Tuesday, June 26, 2012

When Intentions Don't Matter: The Artist (2011)

It's been a long time since the release of The Artist (2011) and all talk surrounding it has dissipated which means it's the perfect time for me to jump in, right on time, seven months later.  I just have a couple of things to say so this will be quick.

For starters, I liked The Artist.  I found it quite entertaining.  A lovable lark of a movie.  Some of those that disliked it befuddled me, not because I haven't myself often disliked a movie that many others loved but because their dislike felt like concentrated hatred and anger and disgust.  So here's what I have to say.

Director Michel Hazanavicius and actor Jean Dujardin worked on a couple of parody spy thrillers named OSS 117: Cairo, Nest of Spies (2006) and OSS 117: Lost in Rio (2009).  These were successful efforts and they thought, "Hey, let's try a silent movie parody next."

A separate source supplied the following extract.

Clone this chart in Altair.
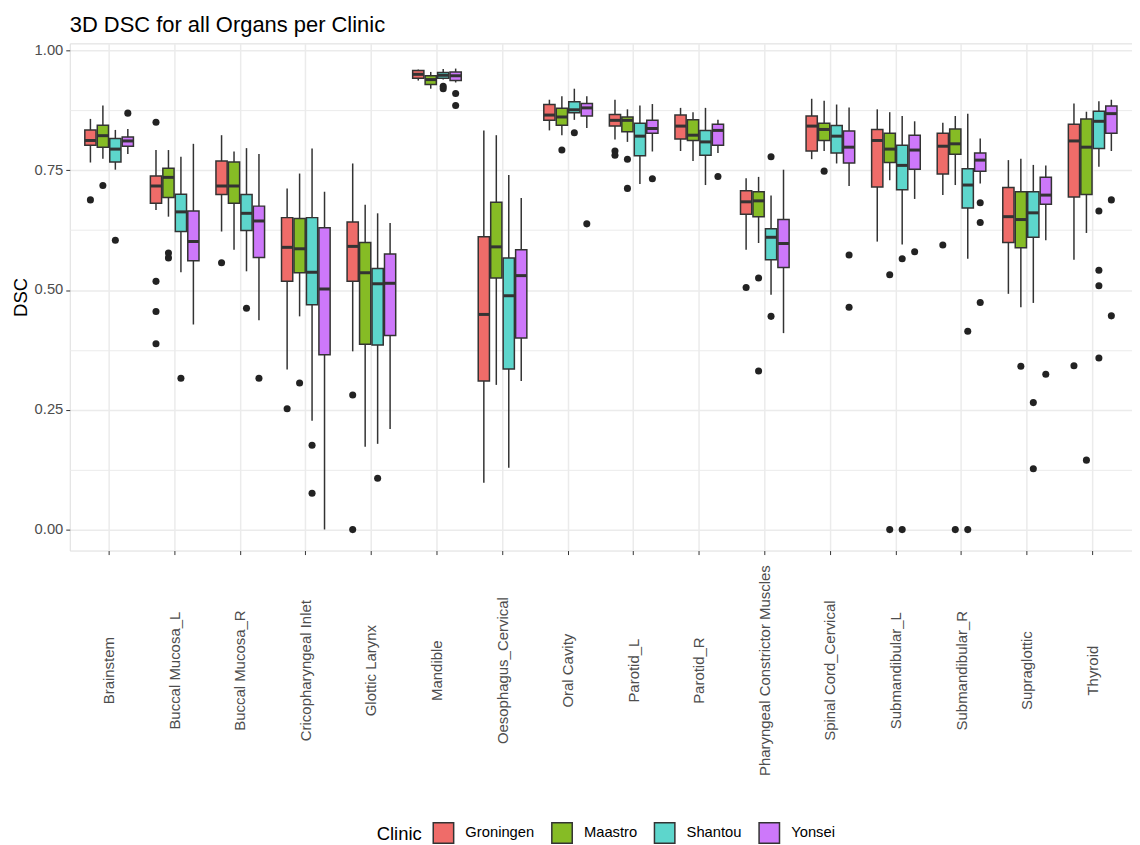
import altair as alt
import pandas as pd

organs = ["Brainstem", "Buccal Mucosa_L", "Buccal Mucosa_R", "Cricopharyngeal Inlet",
          "Glottic Larynx", "Mandible", "Oesophagus_Cervical", "Oral Cavity",
          "Parotid_L", "Parotid_R", "Pharyngeal Constrictor Muscles",
          "Spinal Cord_Cervical", "Submandibular_L", "Submandibular_R",
          "Supraglottic", "Thyroid"]
clinics = ["Groningen", "Maastro", "Shantou", "Yonsei"]
clinic_colors = ["#EF6C69", "#86BC25", "#5DD6CC", "#CD78FA"]

# per organ: [Groningen, Maastro, Shantou, Yonsei]
whisker_lo = [
    [0.766, 0.774, 0.751, 0.784], [0.667, 0.653, 0.537, 0.428], [0.622, 0.584, 0.539, 0.437],
    [0.334, 0.445, 0.227, 0.000], [0.372, 0.173, 0.179, 0.210], [0.937, 0.920, 0.939, 0.933],
    [0.098, 0.302, 0.129, 0.310], [0.833, 0.823, 0.855, 0.838], [0.814, 0.809, 0.721, 0.789],
    [0.790, 0.769, 0.719, 0.786], [0.584, 0.598, 0.490, 0.410], [0.773, 0.790, 0.764, 0.717],
    [0.601, 0.729, 0.595, 0.690], [0.698, 0.719, 0.565, 0.722], [0.492, 0.464, 0.473, 0.604],
    [0.563, 0.619, 0.757, 0.790]]
q1 = [
    [0.802, 0.798, 0.767, 0.800], [0.681, 0.693, 0.622, 0.561], [0.699, 0.681, 0.624, 0.568],
    [0.518, 0.536, 0.469, 0.365], [0.518, 0.387, 0.385, 0.405], [0.942, 0.929, 0.942, 0.937],
    [0.310, 0.525, 0.335, 0.400], [0.854, 0.844, 0.870, 0.863], [0.842, 0.830, 0.780, 0.827],
    [0.815, 0.812, 0.781, 0.802], [0.658, 0.653, 0.563, 0.547], [0.790, 0.812, 0.786, 0.765],
    [0.715, 0.766, 0.709, 0.752], [0.742, 0.783, 0.671, 0.748], [0.599, 0.588, 0.610, 0.679],
    [0.694, 0.699, 0.795, 0.827]]
median = [
    [0.812, 0.822, 0.794, 0.811], [0.717, 0.735, 0.663, 0.601], [0.717, 0.717, 0.660, 0.644],
    [0.589, 0.586, 0.537, 0.502], [0.591, 0.536, 0.513, 0.514], [0.950, 0.939, 0.948, 0.947],
    [0.449, 0.590, 0.488, 0.530], [0.865, 0.861, 0.876, 0.880], [0.854, 0.854, 0.821, 0.837],
    [0.842, 0.823, 0.809, 0.833], [0.684, 0.686, 0.610, 0.597], [0.842, 0.835, 0.821, 0.798],
    [0.812, 0.794, 0.760, 0.792], [0.800, 0.805, 0.719, 0.771], [0.653, 0.647, 0.661, 0.698],
    [0.811, 0.798, 0.852, 0.868]]
q3 = [
    [0.834, 0.844, 0.816, 0.819], [0.738, 0.754, 0.700, 0.665], [0.769, 0.767, 0.699, 0.675],
    [0.651, 0.649, 0.651, 0.630], [0.642, 0.599, 0.545, 0.575], [0.958, 0.947, 0.954, 0.955],
    [0.611, 0.683, 0.567, 0.584], [0.887, 0.879, 0.893, 0.889], [0.866, 0.861, 0.848, 0.854],
    [0.865, 0.855, 0.833, 0.846], [0.707, 0.705, 0.628, 0.647], [0.863, 0.848, 0.843, 0.832],
    [0.835, 0.827, 0.802, 0.823], [0.827, 0.836, 0.753, 0.786], [0.714, 0.705, 0.705, 0.735],
    [0.846, 0.857, 0.873, 0.884]]
whisker_hi = [
    [0.857, 0.885, 0.834, 0.836], [0.792, 0.792, 0.778, 0.805], [0.823, 0.789, 0.796, 0.784],
    [0.712, 0.743, 0.795, 0.705], [0.764, 0.678, 0.660, 0.640], [0.960, 0.955, 0.961, 0.962],
    [0.833, 0.823, 0.740, 0.692], [0.897, 0.904, 0.920, 0.904], [0.897, 0.877, 0.885, 0.888],
    [0.880, 0.871, 0.880, 0.855], [0.733, 0.736, 0.697, 0.751], [0.899, 0.895, 0.887, 0.881],
    [0.877, 0.871, 0.863, 0.852], [0.849, 0.863, 0.868, 0.816], [0.771, 0.774, 0.761, 0.760],
    [0.889, 0.872, 0.894, 0.897]]

# outliers: (organ, clinic, value)
outliers = [
    ("Brainstem", "Groningen", 0.688), ("Brainstem", "Maastro", 0.718),
    ("Brainstem", "Shantou", 0.604), ("Brainstem", "Yonsei", 0.869),
    ("Buccal Mucosa_L", "Groningen", 0.850), ("Buccal Mucosa_L", "Groningen", 0.518),
    ("Buccal Mucosa_L", "Groningen", 0.455), ("Buccal Mucosa_L", "Groningen", 0.388),
    ("Buccal Mucosa_L", "Maastro", 0.577), ("Buccal Mucosa_L", "Maastro", 0.567),
    ("Buccal Mucosa_L", "Shantou", 0.316),
    ("Buccal Mucosa_R", "Groningen", 0.557), ("Buccal Mucosa_R", "Shantou", 0.462),
    ("Buccal Mucosa_R", "Yonsei", 0.316),
    ("Cricopharyngeal Inlet", "Groningen", 0.252), ("Cricopharyngeal Inlet", "Maastro", 0.306),
    ("Cricopharyngeal Inlet", "Shantou", 0.176), ("Cricopharyngeal Inlet", "Shantou", 0.076),
    ("Glottic Larynx", "Groningen", 0.281), ("Glottic Larynx", "Groningen", 0.000),
    ("Glottic Larynx", "Shantou", 0.107),
    ("Mandible", "Shantou", 0.925), ("Mandible", "Shantou", 0.920),
    ("Mandible", "Yonsei", 0.910), ("Mandible", "Yonsei", 0.885),
    ("Oral Cavity", "Maastro", 0.792), ("Oral Cavity", "Shantou", 0.828),
    ("Oral Cavity", "Yonsei", 0.638),
    ("Parotid_L", "Groningen", 0.790), ("Parotid_L", "Groningen", 0.781),
    ("Parotid_L", "Maastro", 0.773), ("Parotid_L", "Maastro", 0.712),
    ("Parotid_L", "Yonsei", 0.732),
    ("Parotid_R", "Yonsei", 0.737),
    ("Pharyngeal Constrictor Muscles", "Groningen", 0.505),
    ("Pharyngeal Constrictor Muscles", "Maastro", 0.525),
    ("Pharyngeal Constrictor Muscles", "Maastro", 0.331),
    ("Pharyngeal Constrictor Muscles", "Shantou", 0.778),
    ("Pharyngeal Constrictor Muscles", "Shantou", 0.445),
    ("Spinal Cord_Cervical", "Maastro", 0.748), ("Spinal Cord_Cervical", "Yonsei", 0.573),
    ("Spinal Cord_Cervical", "Yonsei", 0.464),
    ("Submandibular_L", "Maastro", 0.532), ("Submandibular_L", "Maastro", 0.000),
    ("Submandibular_L", "Shantou", 0.565), ("Submandibular_L", "Shantou", 0.000),
    ("Submandibular_L", "Yonsei", 0.580),
    ("Submandibular_R", "Groningen", 0.594), ("Submandibular_R", "Maastro", 0.000),
    ("Submandibular_R", "Shantou", 0.414), ("Submandibular_R", "Shantou", 0.000),
    ("Submandibular_R", "Yonsei", 0.682), ("Submandibular_R", "Yonsei", 0.641),
    ("Submandibular_R", "Yonsei", 0.474),
    ("Supraglottic", "Maastro", 0.341), ("Supraglottic", "Shantou", 0.265),
    ("Supraglottic", "Shantou", 0.127), ("Supraglottic", "Yonsei", 0.324),
    ("Thyroid", "Groningen", 0.342), ("Thyroid", "Maastro", 0.145),
    ("Thyroid", "Shantou", 0.665), ("Thyroid", "Shantou", 0.541),
    ("Thyroid", "Shantou", 0.509), ("Thyroid", "Shantou", 0.358),
    ("Thyroid", "Yonsei", 0.688), ("Thyroid", "Yonsei", 0.446),
]

rows = []
for i, o in enumerate(organs):
    for j, c in enumerate(clinics):
        rows.append(dict(organ=o, clinic=c, lo=whisker_lo[i][j], q1=q1[i][j],
                         med=median[i][j], q3=q3[i][j], hi=whisker_hi[i][j]))
stats = pd.DataFrame(rows)
outl = pd.DataFrame(outliers, columns=["organ", "clinic", "value"])

FONT = "Liberation Sans"
DARK = "#333333"

x_enc = alt.X("organ:N", sort=organs, title=None,
              scale=alt.Scale(paddingInner=0, paddingOuter=0.1),
              axis=alt.Axis(labelAngle=270, labelAlign="center", labelBaseline="middle",
                            labelPadding=116, labelFontSize=15, labelColor="#4D4D4D",
                            labelFont=FONT, tickColor=DARK, tickSize=4, domain=False,
                            grid=True, gridColor="#EBEBEB", gridWidth=1.5,
                            labelOverlap=False, labelLimit=400))
xo_enc = alt.XOffset("clinic:N", sort=clinics,
                     scale=alt.Scale(paddingInner=0.1, paddingOuter=0.68))
y_scale = alt.Scale(domain=[-0.0437, 1.0146], nice=False, zero=False)
y_axis = alt.Axis(values=[0, 0.125, 0.25, 0.375, 0.5, 0.625, 0.75, 0.875, 1.0],
                  labelExpr="(datum.value*4) % 1 == 0 ? format(datum.value, '.2f') : ''",
                  tickOpacity={"condition": {"test": "(datum.value*4) % 1 != 0", "value": 0}, "value": 1},
                  gridWidth={"condition": {"test": "(datum.value*4) % 1 != 0", "value": 1}, "value": 1.5},
                  labelFontSize=14.8, labelColor="#4D4D4D", labelFont=FONT, labelPadding=3,
                  tickColor=DARK, tickSize=4, domain=False, grid=True, gridColor="#EBEBEB",
                  title="DSC", titleFontSize=18.5, titleFontWeight="normal", titleFont=FONT,
                  titleColor="black", titlePadding=4)

base = alt.Chart(stats)

whiskers = base.mark_rule(color=DARK, strokeWidth=1.5).encode(
    x=x_enc, xOffset=xo_enc,
    y=alt.Y("lo:Q", scale=y_scale, axis=y_axis),
    y2="hi:Q")

boxes = base.mark_bar(stroke=DARK, strokeWidth=1.5).encode(
    x=x_enc, xOffset=xo_enc,
    y=alt.Y("q1:Q", scale=y_scale, axis=y_axis),
    y2="q3:Q",
    color=alt.Color("clinic:N", sort=clinics,
                    scale=alt.Scale(domain=clinics, range=clinic_colors),
                    legend=alt.Legend(title="Clinic", orient="none", direction="horizontal",
                                      legendX=308, legendY=781,
                                      titleOrient="left", titleFontSize=18.5,
                                      titleFontWeight="normal", titleColor="black",
                                      titleFont=FONT, labelFont=FONT, labelFontSize=14.8,
                                      labelColor="black", symbolType="square",
                                      symbolSize=420, symbolStrokeColor=DARK,
                                      symbolStrokeWidth=1.5, symbolOpacity=1,
                                      columnPadding=13, labelOffset=11, titlePadding=10)))

medians = base.mark_tick(color=DARK, thickness=3, size=11, opacity=1).encode(
    x=x_enc, xOffset=xo_enc,
    y=alt.Y("med:Q", scale=y_scale, axis=y_axis))

points = alt.Chart(outl).mark_circle(color="#222222", size=50, opacity=1).encode(
    x=x_enc, xOffset=xo_enc,
    y=alt.Y("value:Q", scale=y_scale, axis=y_axis))

chart = alt.layer(whiskers, boxes, medians, points).properties(
    width=1066, height=509,
    padding={"left": 3, "top": 5, "right": 0, "bottom": 0},
    title=alt.Title("3D DSC for all Organs per Clinic", anchor="start", frame="group",
                    fontSize=22, fontWeight="normal", font=FONT, color="black", offset=5),
).configure_view(stroke="#4D4D4D", strokeWidth=1.5).configure(font=FONT)

chart.save("out.html", embed_options={"renderer": "svg", "actions": False})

Then they did The Artist.  Hoping for another success they got more than they bargained for when the world took notice and started touting it as a great film.  Like anyone stumbling into such a situation, they shut their mouths and played the part.  But the fervent backlashing criticisms that began rolling in, entirely out of proportion with such a movie, kept backhanding it for not following all the "rules" of silent cinema (and boy did we all found out just how many people out there fancy themselves experts on silent cinema.  I had no idea there were so many goddamn scholars in my midst).

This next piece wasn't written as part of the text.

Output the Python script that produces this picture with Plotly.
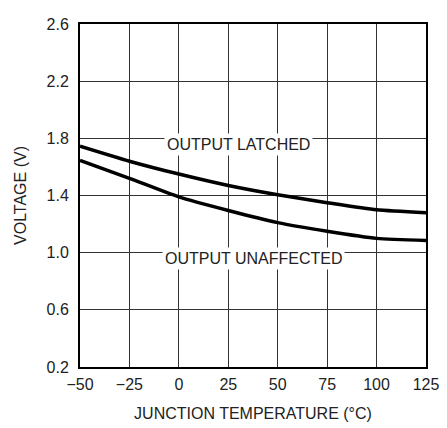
import plotly.graph_objects as go

temps = [-50, -25, 0, 25, 50, 75, 100, 125]
latched = [1.745, 1.64, 1.55, 1.47, 1.405, 1.35, 1.30, 1.28]
unaffected = [1.645, 1.52, 1.39, 1.295, 1.21, 1.15, 1.10, 1.085]
x_ticks = [-50, -25, 0, 25, 50, 75, 100, 125]
x_labels = ["\u221250", "\u221225", "0", "25", "50", "75", "100", "125"]
y_ticks = [0.2, 0.6, 1.0, 1.4, 1.8, 2.2, 2.6]
y_labels = ["0.2", "0.6", "1.0", "1.4", "1.8", "2.2", "2.6"]

FONT = "Liberation Sans Narrow, Arial Narrow, Liberation Sans, sans-serif"

fig = go.Figure()
for ys in (latched, unaffected):
    fig.add_trace(go.Scatter(x=temps, y=ys, mode="lines",
                             line=dict(color="black", width=3.5, shape="spline", smoothing=0.6),
                             showlegend=False, hoverinfo="skip"))

fig.add_annotation(x=30, y=1.755, text="OUTPUT LATCHED", showarrow=False, bgcolor="white",
                   font=dict(family=FONT, size=16, color="#222"), borderpad=2)
fig.add_annotation(x=38, y=0.96, text="OUTPUT UNAFFECTED", showarrow=False, bgcolor="white",
                   font=dict(family=FONT, size=16, color="#222"), borderpad=2)

fig.update_layout(
    width=439, height=420,
    margin=dict(l=72, r=15, t=8, b=52),
    paper_bgcolor="white", plot_bgcolor="white",
    font=dict(family=FONT, size=16, color="#222"),
    xaxis=dict(range=[-50, 125], tickvals=x_ticks, ticktext=x_labels, showgrid=True,
               gridcolor="#333", gridwidth=1, showline=True, linecolor="black", linewidth=2,
               mirror=True, zeroline=False, ticks="", ticklen=0, ticklabelstandoff=2,
               title=dict(text="JUNCTION TEMPERATURE (\u00b0C)", standoff=16, font=dict(size=16))),
    yaxis=dict(range=[0.2, 2.6], tickvals=y_ticks, ticktext=y_labels, showgrid=True,
               gridcolor="#333", gridwidth=1, showline=True, linecolor="black", linewidth=2,
               mirror=True, zeroline=False, ticks="", ticklen=0, ticklabelstandoff=6,
               title=dict(text="VOLTAGE (V)", standoff=16, font=dict(size=16))),
)

fig.write_html("out.html")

"Why no, my good man, it wasn't like a silent film at all.  You see, old sport, the proper use of the language of silent cinema precludes the use of a theme of betrayal and despair conveyed as subtext while emerging in a lighthearted context alongside the..."  

Oh, shut the fuck up!

They weren't attempting to make the perfect silent film.   They weren't intending to outdo Chaplin, Gance, Keaton, Griffith or Eisenstein.  They were making a parody of a silent movie and, for the most part, did a pretty good job.  It was a parody, an homage, a silly tribute.  Christ!  But their intentions stopped mattering because in the eyes of, oh hell, everyone they became these two interlopers who actually thought they were great silent artists!  The nerve!  And how about that use of the Vertigo music?  Why I never!  And it's not even clear by the end why the lead character refused to do sound movies.  How dare they not make that plot point airtight in this lighthearted fucking frolic!  How dare they!

Seriously, it's like taking their two spy parody films and going apeshit because they're not Foreign Correspondent.

Look, I wouldn't have given it Best Picture.  I certainly wouldn't have given it all the myriad accolades it received.  But I liked it and all that bullshit semi-importance heaped upon it by festivals and award shows wasn't its fault.  That just happened.  Don't hold that against it.  It's just a parody/tribute trying to have a good time and be a little inventive and loose with the format.  That's all.  So now that's it's out on DVD and streaming and I'm hearing all this again, I just have to ask everyone, please, keep it down... and enjoy the movie.  Or don't.  But please don't criticize for not being Sunrise.  Thank you.